When a move is in "Fullscreen", that doesn't mean the movie will magically fill the whole screen regardless of what T.V. you're using. It means the movie is stored on the disc at a 4:3 aspect ratio, which is more like a square shape. For example, if you viewed a "Fullscreen" movie on a widescreen T.V. (which has an aspect ratio of 16:9, I.E. a rectangle like shape), assuming it was displayed properly, there would be black bars on the sides of the movie to keep it in it's 4:3 square shape. Now, different T.V.'s and different DVD players can take the "Fullscreen" video and stretch it to fit the Widescreen T.V., which is probably what yours does. It might fill the whole screen that way, but everything will look stretched out, and you wouldn't actually be getting any extra footage. You're actually seeing less footage on the sides than you would've been watching a Widescreen DVD/Blu-Ray. If you're okay with that, then that's all that matters, but just understand that it's not filling the whole screen because it's a "Fullscreen" DVD. It's filling the whole screen because either the player or the T.V. is stretching it.

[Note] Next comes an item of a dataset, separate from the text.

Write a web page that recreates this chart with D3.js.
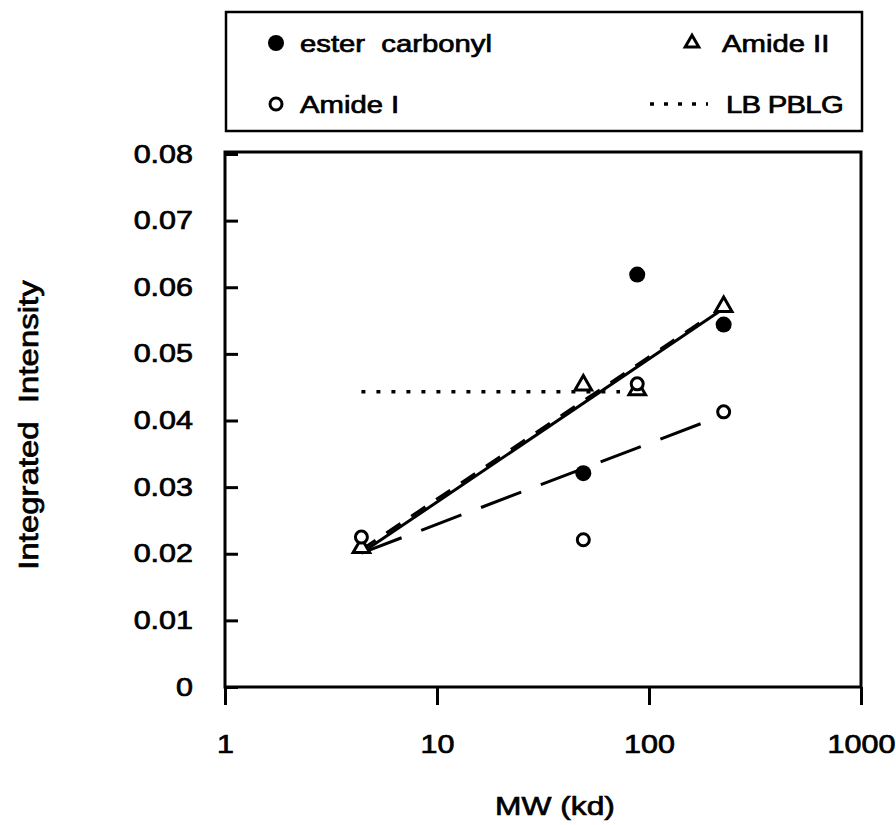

Posted on Jun 12, 2012 12:20:15 AM PDT
AIRBORNE6176 says:
^ What he said...

Posted on Jun 22, 2012 7:23:03 AM PDT
Jeffrey Roy says:
I am a bit of a snob. Personally, I like to see a movie as the director wants me to see it. In other words, I like to see all of it. If you do the math, when you "fill" a 4:3 television screen with a 2.35:1 image that "has been edited from its original version; it has been formatted to fit this screen" you are missing virtually HALF the movie. Techniques like "Pan and Scan" help you see who's talking, but I liken the experience to going to the movie theater and watching it through a paper towel tube.

Here's an idea. Scoot your chair closer to the screen and watch the whole movie. The director and cinematographer will appreciate it.

Posted on Jun 26, 2012 11:53:41 AM PDT
[Deleted by the author on Jun 26, 2012 11:54:14 AM PDT]

Posted on Jun 29, 2012 10:11:46 AM PDT
Arg! says:
I can't believe there are still people in this world who don't understand that watching a widescreen movie in full is so completely ill-advised.

In reply to an earlier post on Jun 29, 2012 10:52:21 AM PDT
I don't think the issue is that people don't mind seeing the movie as the director wants, the issue is that why can't they put it in such a way that there are no black bars to begin with.
I know about the aspect/how it is now, but I'm just trying to get the original point here back across

Posted on Jun 29, 2012 2:52:43 PM PDT
If your that worried about the black bars then get a projector that supports anamorphic lenses.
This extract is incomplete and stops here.